NEW ZEALAND POLICE v CRUIZE GRACE [2016] NZDC 23968 [5 September 2016]
[4] [The witness] was in an entirely different category. She is an apparently bright and intelligent young woman, upon whose word; one would normally, as a matter of instinct, rely on, although of course there is more to matters of credibility and reliability than instinct.
[5] Her evidence is that she was at her home waiting for the belated arrival of [the victim], her intended babysitter. He arrived heavily intoxicated. Shortly the two of them became aware that there were other persons at the rear of [the witness]’s property. They went out to investigate. [The victim] put his best foot forward but three men emerged out of the darkness and [the victim] was punched in the face by one of them. He retreated inside the house.
[6] Two of the group of three followed. One was a Pākehā and the other was a man who had delivered the first punch. They walked past [the witness]. She was in close proximity to them, within a distance of four metres or so and she says that the person who threw the punch then followed the victim inside the house and attempted to throw further punches at him, was the defendant Cruize Grace.
[7] She went on to add that Mr Grace is her [relationship deleted], she has known him for many, many years and she has lived in the same house as him. It is accordingly a case which, while it comes under the broad umbrella of an identification case, involves what is sometimes separately referred to as recognition.
[8] There are dangers inherent in convicting on reliance on identification evidence and those are not to be downplayed. There have been serious miscarriages of justice resulting from the fact that a mistaken witness was nevertheless found convincing, as indeed, more than one mistaken witnesses can be found convincing. The Court must guard against it and look carefully at the circumstances surrounding the identification.

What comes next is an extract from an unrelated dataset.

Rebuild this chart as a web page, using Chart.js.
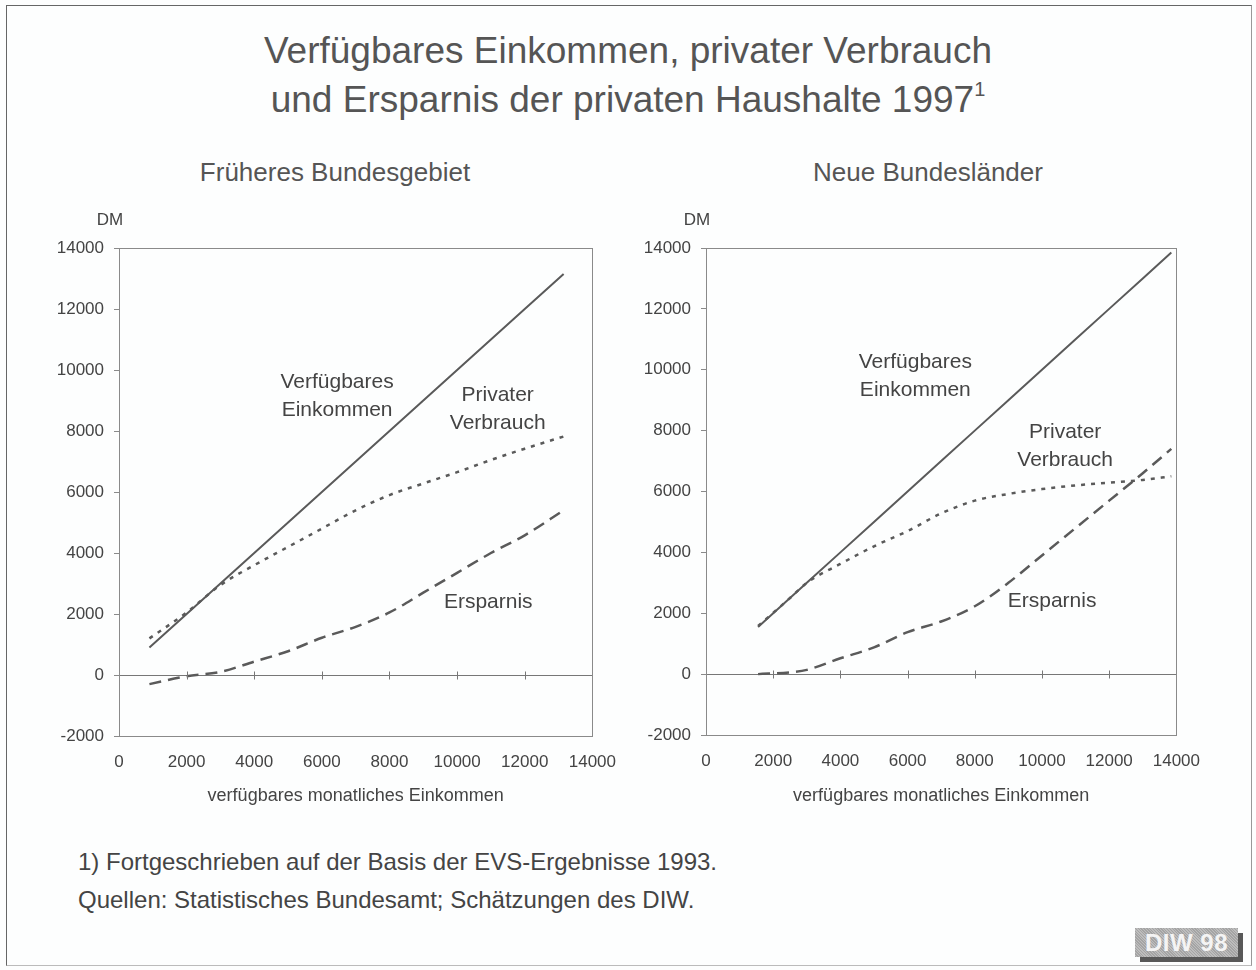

[9] Such matters as the quality of the opportunity for a reliable identification, and in particular relevance to this case, whether the parties were previously known to one another, and if so, for how long?
[10] This is a case, as I say, which involves a recognition. A defendant is not obliged to give evidence. The fact that the defendant does not give evidence obviously proves nothing at all in the case. The onus is on the prosecutor to prove the charge and to establish that the evidence of [the witness] is to be relied on, even after the appropriate high level of care is taken, on the question of identification as deposed to by her.
[11] I exercise that degree of care. As I say, I found [the witness] to be an apparently bright and reliable young woman. She has no motive to mislead the Court. She had an opportunity to make identification at close quarters and she knew full well the individual she was identifying from many years past.
[12] Mr Grace has a distinctive appearance as seen in Court. He is heavily tattooed. Again this is just one factor, but one which makes the identification a little less likely to be unreliable.
[13] It is a combination of all the factors to be taken into account in deciding whether the recognition is to be relied on. I am satisfied after hearing the evidence, and then hearing from constables Rawiri and Fox who both went to the site of the alleged crime and shortly found Mr Grace to be there, one of whom spoke to Mr Grace and when asked what part, if any, he had played in matters, Mr Grace said he had, “Chased his friend’s ex-partner from the address as he had been playing up.”
[14] The evidence of [the witness] is that after the three men entered her home in pursuance of the attack on [the victim], that [the victim] fled out the door and was pursued by the others. One might think there is some connection between that and the brief account of himself given by the defendant.
[15] In any event, I am entirely satisfied after the appropriate level of care has been exercised that the identification or recognition in this case is viable and that it was indeed Mr Grace who punched [the victim] in the mouth.
[16] The charge is proved accordingly.